From 7 hectares of corn he would expect to get about $3,500 in revenue, he said, and he could expect an output of at least 2 tonnes of cotton per hectare, or $5,600 for 7 hectares selling cotton at $400 per tonne to Seladamex.

Given the current price of cotton on world markets and dropping global supply, farmers in Cambodia should be optimistic about getting more for their crop in the near future.

Demand up as supply falls
The International Cotton Advisory Committee said Monday that world cotton production would fall 4.7 percent in the year until July, mainly due to a declining crop in China, the biggest producer. At the same time, the Washington-based organisation said in a report this week, consumption will rise to 23.6 million tonnes from 23.1 million tonnes.

Demand for the material is also likely to increase at the Seladamex factory, Kong Chan said. The plant is capable of processing 15 tonnes a day, meaning that if the 1,200 hectares now under cultivation were to result in 2 tonnes per hectare come harvest time, there would only be 2,400 tonnes of cotton for the year. Kong Chan says he hopes to see at least 1,000 tonnes harvested. The factory can handle about 5,475 tonnes per year, and there are plans for expansion of the facility, he said.

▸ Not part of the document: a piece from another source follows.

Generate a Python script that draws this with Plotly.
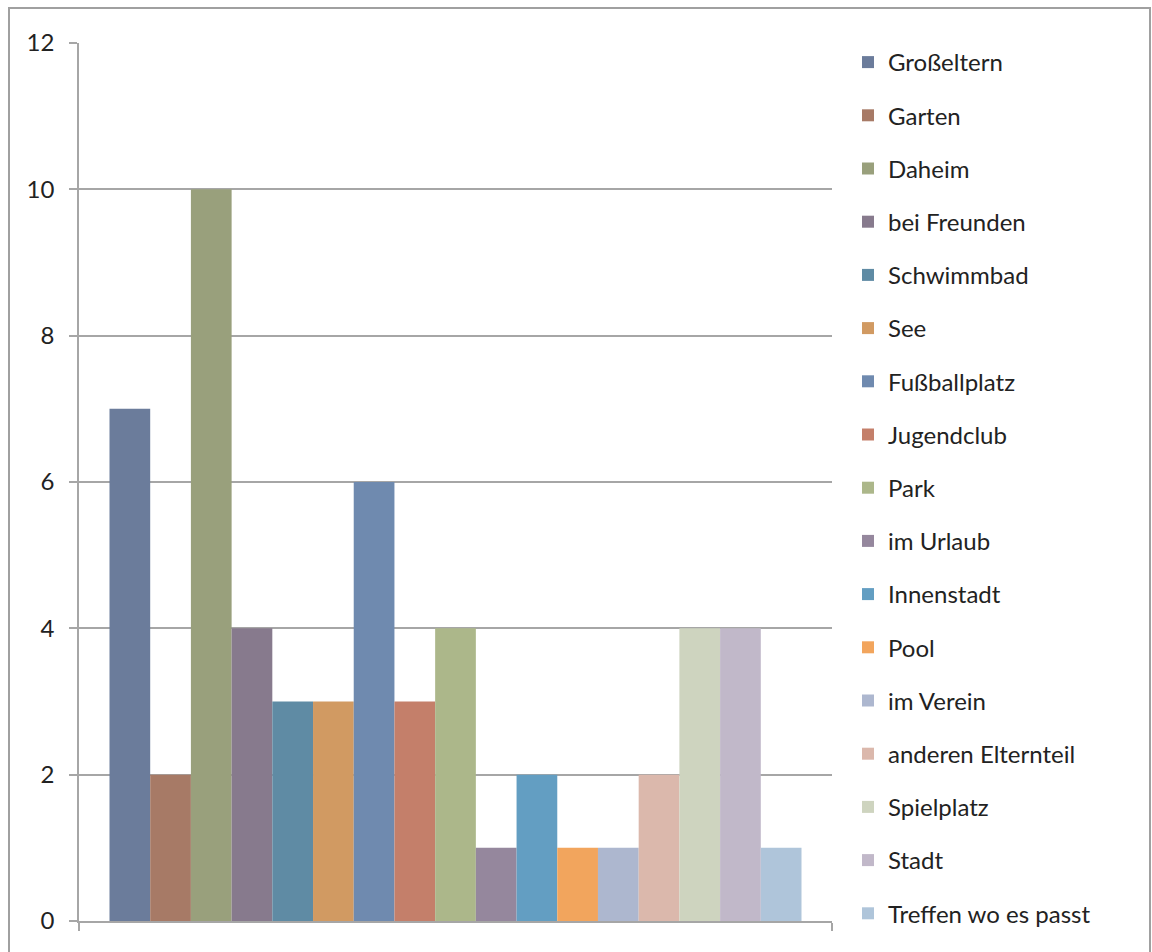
import plotly.graph_objects as go

# Where children spend their free time (number of mentions)
places = [
    "Großeltern", "Garten", "Daheim", "bei Freunden", "Schwimmbad", "See",
    "Fußballplatz", "Jugendclub", "Park", "im Urlaub", "Innenstadt", "Pool",
    "im Verein", "anderen Elternteil", "Spielplatz", "Stadt", "Treffen wo es passt",
]
counts = [7, 2, 10, 4, 3, 3, 6, 3, 4, 1, 2, 1, 1, 2, 4, 4, 1]
colors = [
    "#6b7c9b", "#a77a66", "#99a07c", "#877a8d", "#5f8ba4", "#d19a62",
    "#6f8aaf", "#c47f6a", "#acb78a", "#95879d", "#639ec2", "#f2a55d",
    "#adb7cf", "#dbb8ac", "#ced4bf", "#c1b8c9", "#afc5da",
]
y_ticks = [0, 2, 4, 6, 8, 10, 12]

W, H = 1152, 952
L, R, T, B = 79, 832, 43, 921  # plot area in pixels

fig = go.Figure()
for i, (name, val, col) in enumerate(zip(places, counts, colors)):
    fig.add_trace(go.Bar(
        x=[0], y=[val], name=name, marker=dict(color=col, line=dict(width=0)),
        legendgroup=f"g{i}",
    ))

axis_grey = "#a6a6a6"
font_family = "Lato, 'Open Sans', sans-serif"

fig.update_layout(
    width=W, height=H,
    margin=dict(l=L, r=W - R, t=T, b=H - B, pad=0),
    paper_bgcolor="white", plot_bgcolor="white",
    barmode="group", bargap=0.081, bargroupgap=0,
    font=dict(family=font_family, size=24, color="#222222"),
    xaxis=dict(
        range=[-0.5, 0.5], tickvals=[-0.5, 0.5], ticktext=["", ""],
        ticks="outside", ticklen=8, tickcolor=axis_grey, tickwidth=1.5,
        showline=True, linecolor=axis_grey, linewidth=1.5,
        showgrid=False, zeroline=False, fixedrange=True,
    ),
    yaxis=dict(
        range=[0, 12], tickvals=y_ticks,
        ticks="outside", ticklen=8, tickcolor=axis_grey, tickwidth=1.5,
        showline=True, linecolor=axis_grey, linewidth=1.5,
        showgrid=True, gridcolor=axis_grey, gridwidth=1.5,
        zeroline=False, ticklabelstandoff=10,
        tickfont=dict(size=24, color="#222222"),
    ),
    legend=dict(
        x=(848 - L) / (R - L), xanchor="left",
        y=(B - 40) / (B - T), yanchor="top",
        font=dict(size=24, color="#222222"),
        tracegroupgap=19, itemwidth=30,
        maxheight=952,
        bgcolor="rgba(0,0,0,0)",
    ),
    showlegend=True,
)

# Outer chart frame
def px_x(p):
    return (p - L) / (R - L)

def px_y(p):
    return (B - p) / (B - T)

fig.add_shape(
    type="rect", xref="paper", yref="paper",
    x0=px_x(9), x1=px_x(1150), y0=px_y(960), y1=px_y(8),
    line=dict(color="#a0a0a0", width=2), fillcolor="rgba(0,0,0,0)", layer="below",
)

fig.write_html("out.html")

Currently the plant can separate only dried raw cotton, but there are plans depending on financing to add $1.5 million in machinery to produce thread and cloth, Kong Chan said. This capacity would provide an obvious advantage for a garment industry that relies exclusively on imported raw materials. This is the aim in the next five years, he added.

“I have spoken to factories in Vietnam, China and South Korea and they told me that they would buy all the cotton we have,” he said. “They will buy at the international market price of roughly $1,500 a tonne.”

The only stipulation, he added, would be reaching a level of quality that Cambodia is struggling to attain.

Seladamex also hopes to sell to the only complete cotton-processing plant in Cambodia, in Kampong Cham province, which currently relies on Taiwanese imports – “if they grant us a competitive price”, Kong Chan said.

In the immediate future, farmers in western Cambodia will harvest the first major cotton crop in the past generation starting this month. And once Seladamex processes the resulting cotton, Kong Chan said, Seladamex will export to Vietnam “for the first time”.